On September 13, 2001, the U.S. Environmental Protection Agency (EPA) adds Seattle's Duwamish Waterway to its National Priority List of polluted sites. As much as four feet of sediment at the mouth of the waterway is contaminated with volatile organic compounds, polychlorinated biphenyls, heavy metals, and other chemicals. The pollution is the result of discharges of industrial and municipal wastes since the area was developed for industrial use in the early 1900s. Under the federal Superfund law, National Priority List sites can be cleaned up at the expense of the responsible parties and the Superfund.
The Duwamish River originally meandered down its fertile valley and emptied through wetlands into Elliott Bay. The wetlands were filled with soil from Seattle's regrade and canal projects. Industries were established on the river to take advantage of its access to the sea.

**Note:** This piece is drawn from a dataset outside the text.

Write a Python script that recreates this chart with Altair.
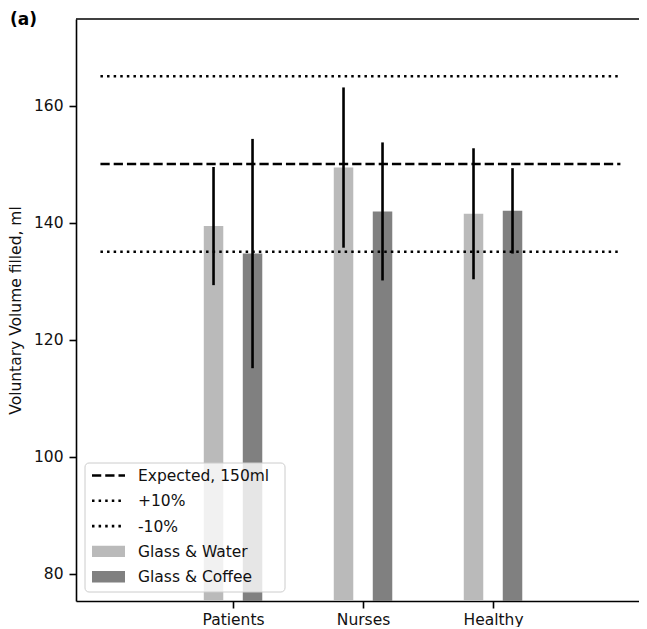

Beginning in 1913, the meanders were straightened to allow deep water vessels to dock at industries and to control flooding. Lumber mills, canneries, and other manufacturing operations discharged their wastes into the fresh water that flowed to Puget Sound and the sea. Operations such as shipyards and the Boeing Company's manufacture of airplanes produced persistent waste streams including heavy metals and volatile organic compounds. Municipal sewage systems, which also received industrial wastes, contributed to the toxic brew. Laws did not begin to regulate these discharges until midway through the twentieth century.
In 1980, Congress passed the Comprehensive Environmental Response, Compensation, and Liability Act - The Superfund - (40 U.S.C. 9601 et seq.) to clean up polluted sites around the country. The Duwamish joined 48 other Superfund sites in Washington state including Seattle's Harbor Island, Tacoma's Commencement Bay, and the Hanford Nuclear Reservation in Eastern Washington.